Another point that he didn't respond to was when I asked him whether he was allowed to disagree with these fundamental teachings. He said that he didn't disagree. I kept pressing, "Yes, but what IF you wanted to disagree? Could you?" He just kept insisting that he didn't. I kept insisting that that's the problem: there's no freedom to question and put their teachings to a TRUE test. He kept insisting that such an attitude showed "independent" thinking, which is of Satan. How convenient!

As far as I'm concerned we've reached an impasse around which there is no realistic progress. All he wants to do is hammer his 35 years of trained, conditioned answers to fulfill his works that will bolster his salvation.

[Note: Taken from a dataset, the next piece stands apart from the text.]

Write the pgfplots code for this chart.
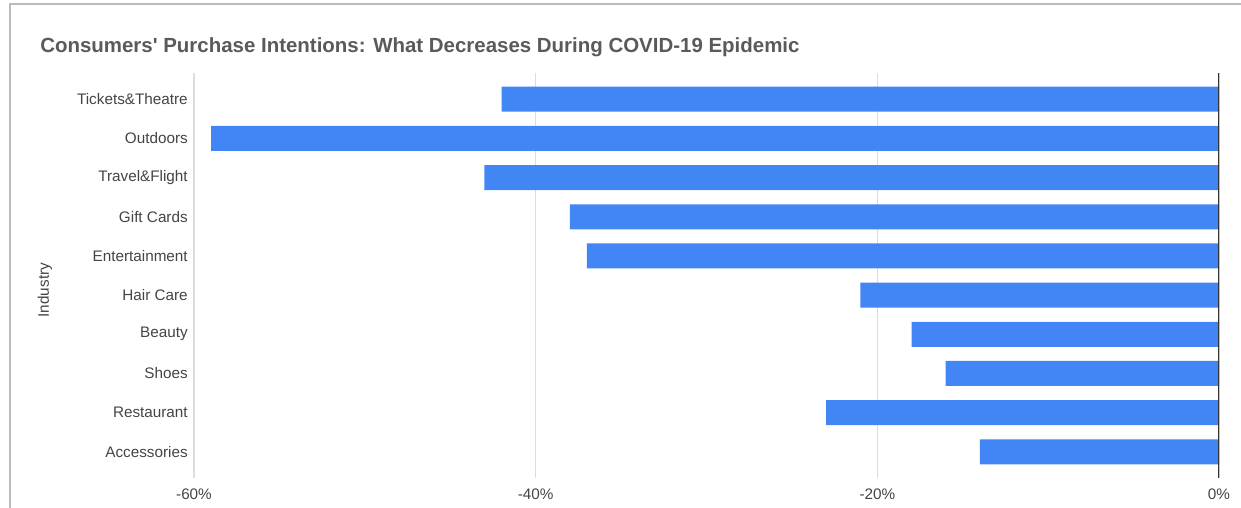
\documentclass[border=0pt]{standalone}
\usepackage{fontspec}
\setmainfont{Liberation Sans}
\usepackage{pgfplots}
\pgfplotsset{compat=1.18}
\definecolor{barblue}{HTML}{4285F4}
\definecolor{labelgray}{HTML}{444444}
\definecolor{titlegray}{HTML}{5A5A5A}
\definecolor{gridgray}{HTML}{DDDDDD}
\definecolor{framegray}{HTML}{BBBBBB}
\begin{document}
\begin{tikzpicture}
\useasboundingbox (0,0) rectangle (930.75bp,381bp);
% frame of the screenshot
\draw[framegray, line width=0.8pt] (7.5bp,0) -- (7.5bp,378bp) -- (930.75bp,378bp);
\node[anchor=west, inner sep=0, font=\fontsize{15.4}{17}\selectfont\bfseries, text=titlegray]
  at (30bp,345.5bp) {Consumers\textquotesingle\ Purchase Intentions: What Decreases During COVID-19 Epidemic};
\begin{axis}[
    at={(145.5bp,22.5bp)}, anchor=south west,
    scale only axis,
    width=768.75bp, height=303.75bp,
    bar width=18.75bp,
    xmin=-60, xmax=0,
    ymin=-0.67, ymax=9.67,
    y dir=reverse,
    axis line style={draw=none},
    xmajorgrids, grid style={gridgray, line width=0.8pt},
    xtick={-60,-40,-20,0},
    xticklabels={-60\%,-40\%,-20\%,0\%},
    ytick={0,...,9},
    yticklabels={Tickets\&Theatre,Outdoors,Travel\&Flight,Gift Cards,Entertainment,Hair Care,Beauty,Shoes,Restaurant,Accessories},
    major tick length=0pt,
    tick label style={font=\fontsize{11.5}{13}\selectfont, text=labelgray},
    xticklabel style={anchor=center, inner sep=0, yshift=-12bp},
    yticklabel style={anchor=east, inner sep=0, xshift=-4.5bp},
    ylabel={Industry},
    ylabel style={font=\fontsize{11.5}{13}\selectfont, text=labelgray, at={(axis description cs:-0.1454,0.464)}, anchor=center},
]
\addplot[xbar, fill=barblue, draw=none] coordinates {
  (-42,0) (-59,1) (-43,2) (-38,3) (-37,4) (-21,5) (-18,6) (-16,7) (-23,8) (-14,9)
};
\draw[black!80, line width=1pt] (axis cs:0,-0.67) -- (axis cs:0,9.67);
\end{axis}
\end{tikzpicture}
\end{document}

He wants to come back for a 3rd (and supposedly final) meeting where he can share with me his "good news". I told him I already knew what his "message" was and wasn't interested b/c it's not good news to me at all. If he tries to insist on a final follow-up I'm going to insist that I will only agree upon it if he brings someone else along with him. Only that will make it worth my time.

1 comment:

Ronald Day said...

I am not with the JWs, but I wish to address some inaccuracies concerning Charles Taze Russell. Charles Taze Russell was a non-sectarian who did not believe in an authoritarian organization such as the "Jehovah's Witnesses." He was certainly not the founder of that organization. Charles Taze Russell gave no "prophecies" concerning 1914 at all; he did give several expectations of what might or could possible happen in 1914. However, one thing that he was not expecting for 1914 was the return of Christ; he believed Christ had returned in 1874.